Pour atteindre cette ambition, Polestar fait son entrée sur sept nouveaux marchés cette année et l’année prochaine, dont la France, la Thaïlande et le Brésil. Ingenlath a revu les objectifs de la marque à la baisse, passant de 290.000 voitures d’ici à 2025 à une fourchette comprise entre 155.000 et 165.000. Ce nouvel objectif est-il réaliste? Difficile à estimer alors que les ventes de voitures électriques sont moins florissantes. Après que le lancement des Polestar 3 et 4 a été reporté à plusieurs reprises, ces modèles de SUV arrivent maintenant sur le marché presque simultanément et Polestar passe soudainement d’une société à une voiture à une société à trois voitures. Cela crée un surcroît de travail pour les 2.500 employés qui ont perdu un tiers de leurs collègues au cours des six derniers mois en raison de coupes supplémentaires dans les coûts de personnel.

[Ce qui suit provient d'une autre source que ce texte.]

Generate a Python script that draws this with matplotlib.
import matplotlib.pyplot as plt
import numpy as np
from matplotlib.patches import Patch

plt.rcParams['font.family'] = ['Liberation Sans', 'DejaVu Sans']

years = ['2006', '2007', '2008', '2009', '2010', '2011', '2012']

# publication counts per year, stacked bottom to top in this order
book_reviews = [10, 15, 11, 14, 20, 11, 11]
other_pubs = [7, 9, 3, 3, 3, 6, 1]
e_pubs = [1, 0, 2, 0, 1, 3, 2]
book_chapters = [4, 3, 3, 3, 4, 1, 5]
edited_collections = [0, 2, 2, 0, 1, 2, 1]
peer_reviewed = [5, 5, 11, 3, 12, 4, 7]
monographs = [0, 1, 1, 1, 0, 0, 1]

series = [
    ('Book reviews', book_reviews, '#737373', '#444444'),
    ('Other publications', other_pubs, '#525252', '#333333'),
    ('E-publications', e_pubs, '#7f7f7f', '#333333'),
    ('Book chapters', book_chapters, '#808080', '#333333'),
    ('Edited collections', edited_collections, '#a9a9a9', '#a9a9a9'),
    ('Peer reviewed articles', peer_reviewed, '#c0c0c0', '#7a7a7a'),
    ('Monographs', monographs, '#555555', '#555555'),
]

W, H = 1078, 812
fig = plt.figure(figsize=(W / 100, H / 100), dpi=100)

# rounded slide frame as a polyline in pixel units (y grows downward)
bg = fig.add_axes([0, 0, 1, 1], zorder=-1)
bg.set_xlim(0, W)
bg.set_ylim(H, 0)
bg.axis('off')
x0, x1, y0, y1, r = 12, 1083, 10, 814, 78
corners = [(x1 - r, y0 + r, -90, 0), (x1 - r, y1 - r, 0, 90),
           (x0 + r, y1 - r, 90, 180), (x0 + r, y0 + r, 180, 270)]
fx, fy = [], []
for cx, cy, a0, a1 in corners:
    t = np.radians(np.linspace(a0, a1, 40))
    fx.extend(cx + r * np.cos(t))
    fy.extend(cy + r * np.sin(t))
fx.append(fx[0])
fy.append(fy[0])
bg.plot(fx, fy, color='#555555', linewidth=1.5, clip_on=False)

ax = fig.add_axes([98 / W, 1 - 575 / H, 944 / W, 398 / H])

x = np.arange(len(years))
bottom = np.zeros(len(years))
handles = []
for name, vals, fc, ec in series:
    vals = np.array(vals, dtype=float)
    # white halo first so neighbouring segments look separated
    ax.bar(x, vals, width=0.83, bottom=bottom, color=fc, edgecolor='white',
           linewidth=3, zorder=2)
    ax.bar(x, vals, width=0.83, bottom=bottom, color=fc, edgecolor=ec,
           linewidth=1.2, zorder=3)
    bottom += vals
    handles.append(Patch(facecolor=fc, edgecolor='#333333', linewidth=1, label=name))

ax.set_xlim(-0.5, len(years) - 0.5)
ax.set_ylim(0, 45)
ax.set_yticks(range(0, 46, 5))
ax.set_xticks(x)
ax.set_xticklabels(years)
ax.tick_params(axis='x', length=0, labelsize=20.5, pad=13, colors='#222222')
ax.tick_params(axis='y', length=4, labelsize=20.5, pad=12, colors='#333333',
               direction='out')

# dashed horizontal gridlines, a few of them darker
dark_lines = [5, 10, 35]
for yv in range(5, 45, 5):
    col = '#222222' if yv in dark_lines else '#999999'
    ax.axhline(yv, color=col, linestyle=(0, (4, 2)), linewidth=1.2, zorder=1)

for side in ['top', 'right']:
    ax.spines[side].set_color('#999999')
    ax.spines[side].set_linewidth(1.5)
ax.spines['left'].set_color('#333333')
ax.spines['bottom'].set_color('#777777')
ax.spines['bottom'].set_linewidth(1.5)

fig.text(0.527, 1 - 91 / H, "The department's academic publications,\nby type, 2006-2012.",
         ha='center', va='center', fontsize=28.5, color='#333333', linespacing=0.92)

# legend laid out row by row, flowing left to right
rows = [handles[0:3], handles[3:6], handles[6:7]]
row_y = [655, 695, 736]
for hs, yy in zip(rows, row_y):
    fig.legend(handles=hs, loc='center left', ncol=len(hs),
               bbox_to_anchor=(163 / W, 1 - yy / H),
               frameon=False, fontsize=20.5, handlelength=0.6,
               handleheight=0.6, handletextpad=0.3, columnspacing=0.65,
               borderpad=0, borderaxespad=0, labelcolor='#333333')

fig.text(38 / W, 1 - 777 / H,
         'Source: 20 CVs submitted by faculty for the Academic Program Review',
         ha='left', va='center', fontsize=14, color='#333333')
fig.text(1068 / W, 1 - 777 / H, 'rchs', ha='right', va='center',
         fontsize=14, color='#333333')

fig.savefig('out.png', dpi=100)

Afin de stimuler les ventes, Polestar introduit également cette année et l’année prochaine un nouveau modèle de vente. Les acheteurs potentiels pourront se rendre chez un agent Polestar habilité à conclure des contrats. Jusqu’à présent, cela ne pouvait se faire qu’en ligne. Autre bonne nouvelle: Polestar a obtenu un financement externe d’un milliard de dollars au début de l’année. Cela montre que le monde financier fait toujours confiance à Thomas Ingenlath et à son équipe. Un flux de trésorerie positif et une marge plus élevée sont en vue pour 2025.

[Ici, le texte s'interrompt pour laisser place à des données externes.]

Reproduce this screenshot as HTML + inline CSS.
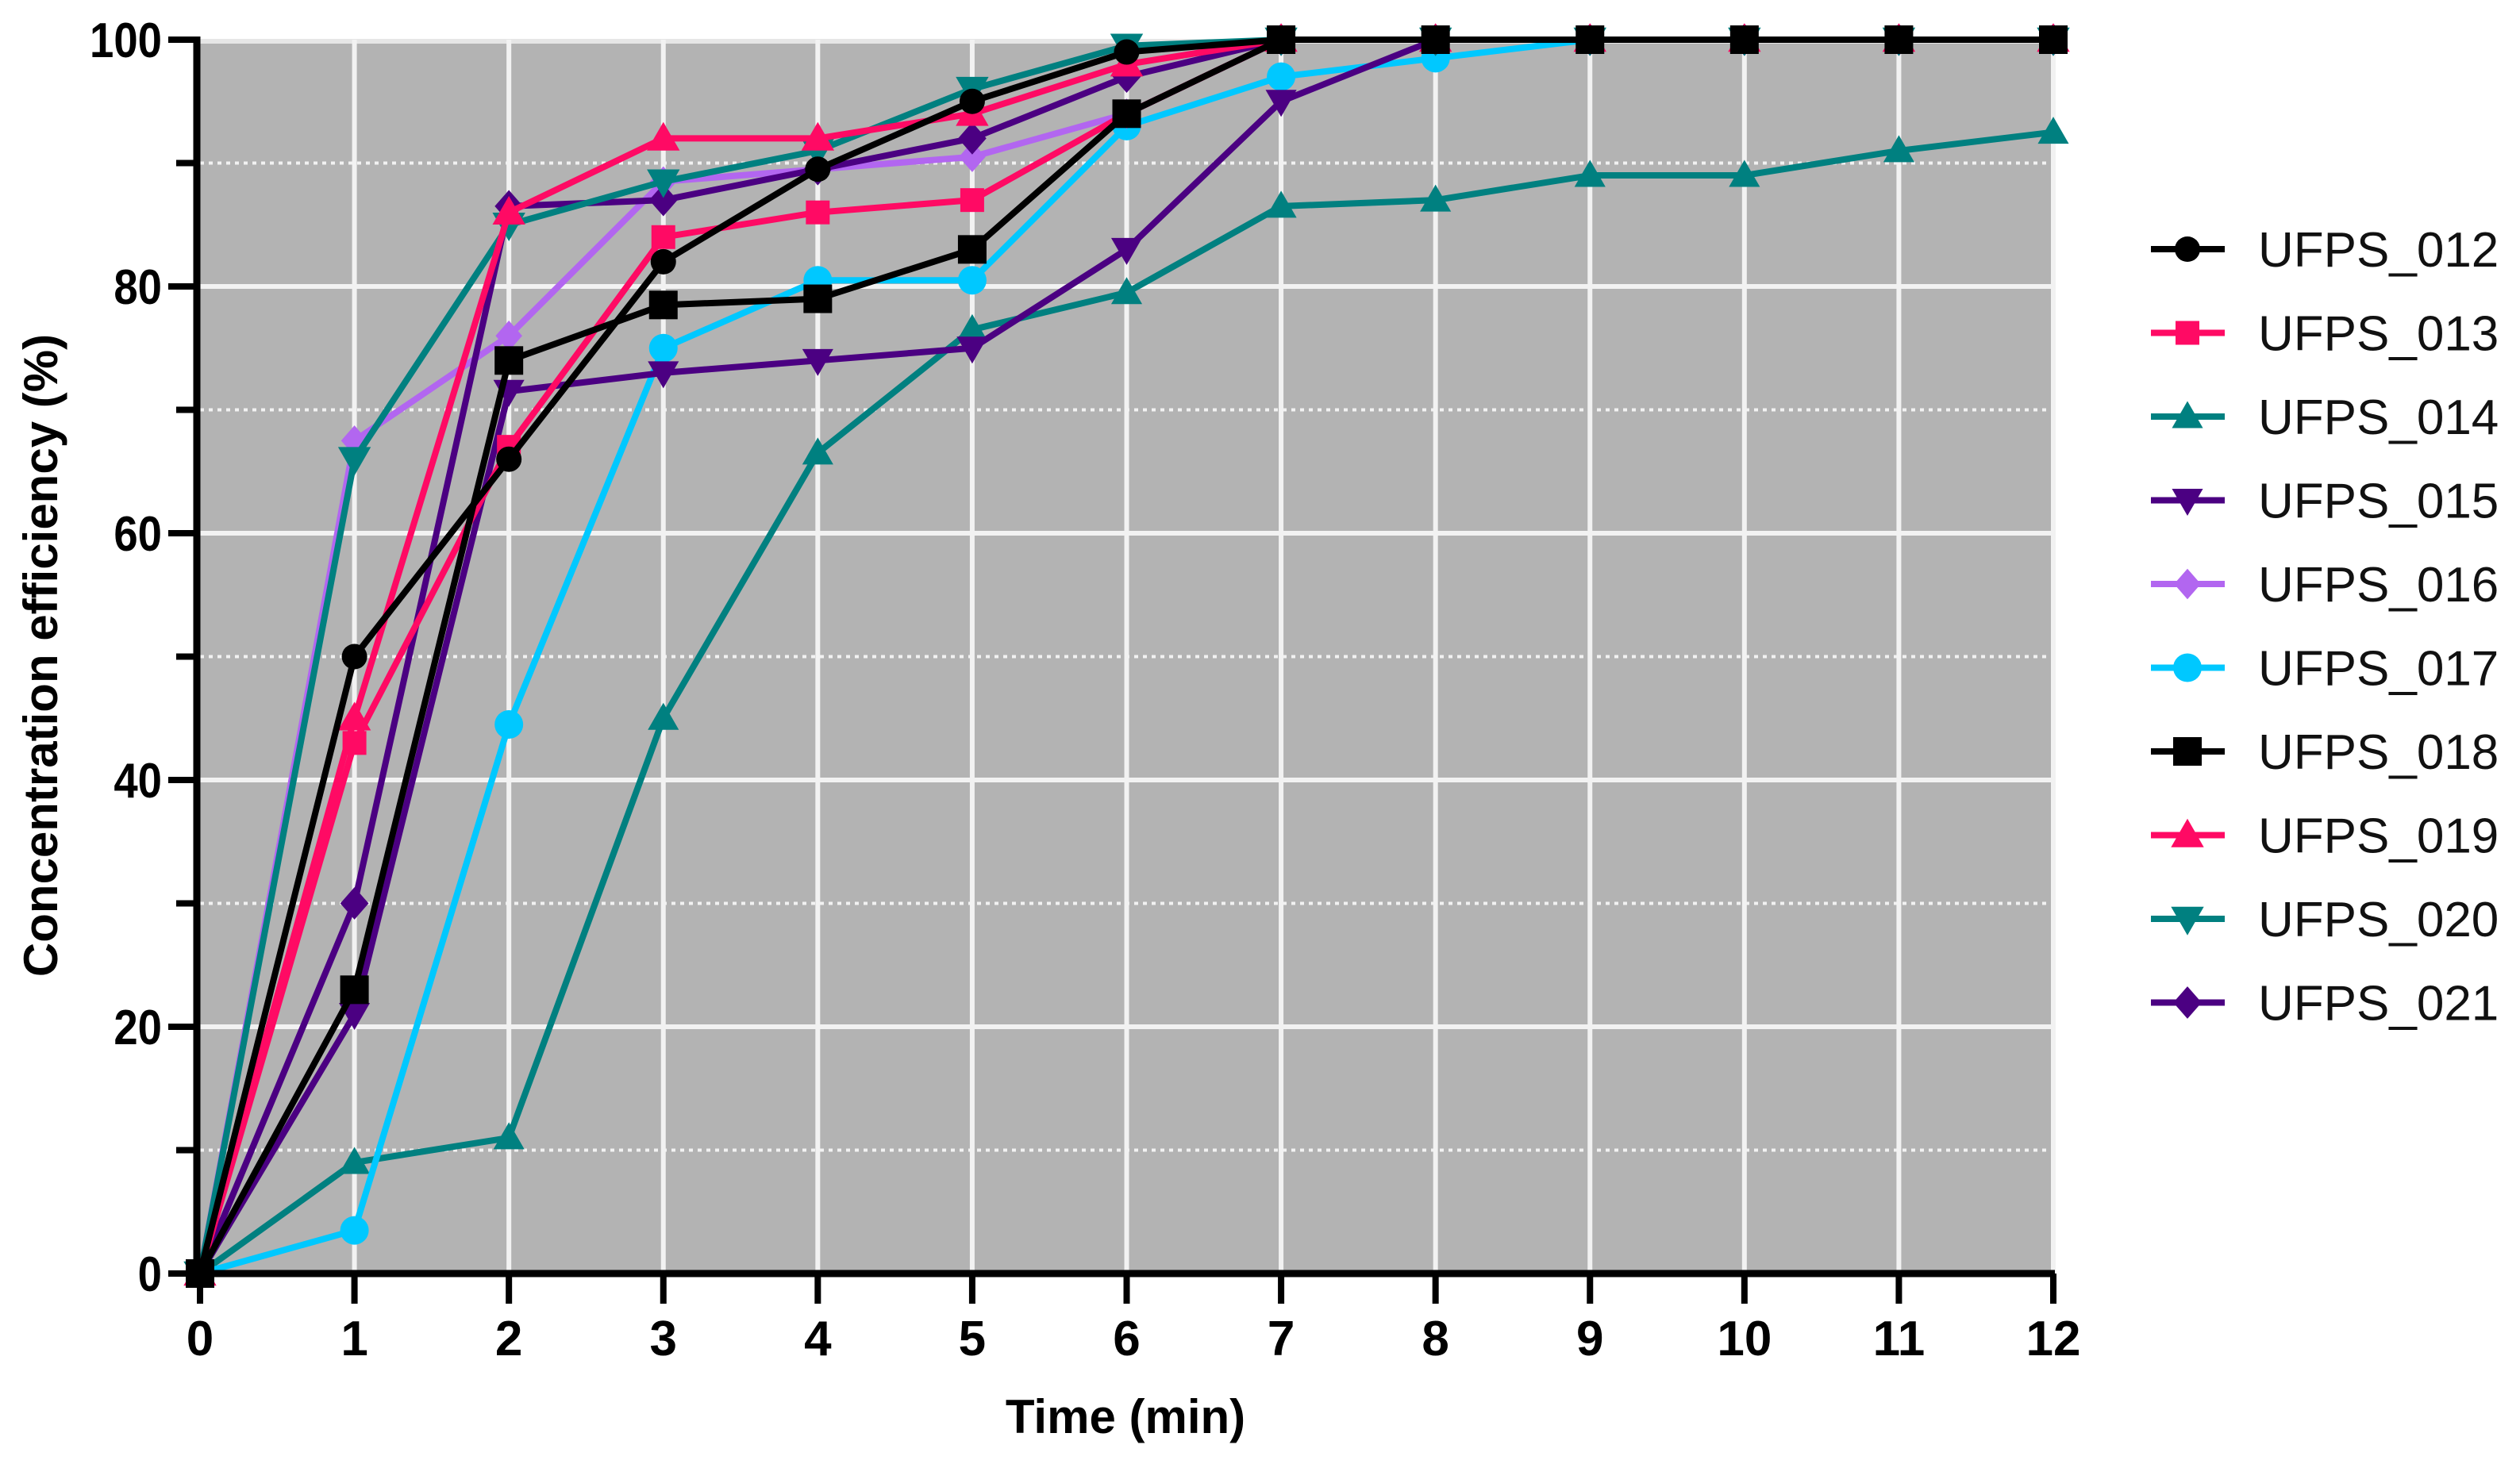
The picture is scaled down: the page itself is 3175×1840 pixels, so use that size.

Tous les débuts sont difficiles, mais il y a encore de l’espoir pour Polestar. La direction annonce que 2024 sera une année charnière avec deux nouveaux modèles de SUV en prévision de l’arrivée sur le marché des Polestar 5 et 6 en 2025. Si ces lancements se déroulent comme prévu, le pire sera passé et Polestar pourrait bien sortir renforcé de cette période difficile. Tout le mérite en reviendrait à Thomas Ingenlath et à son équipe. Rarement une équipe a été aussi enthousiaste, créative et confiante au travail. L’annonce de droits d’importation supplémentaires sur les nouvelles voitures made in China pourrait-elle mettre le feu aux poudres? Affaire à suivre.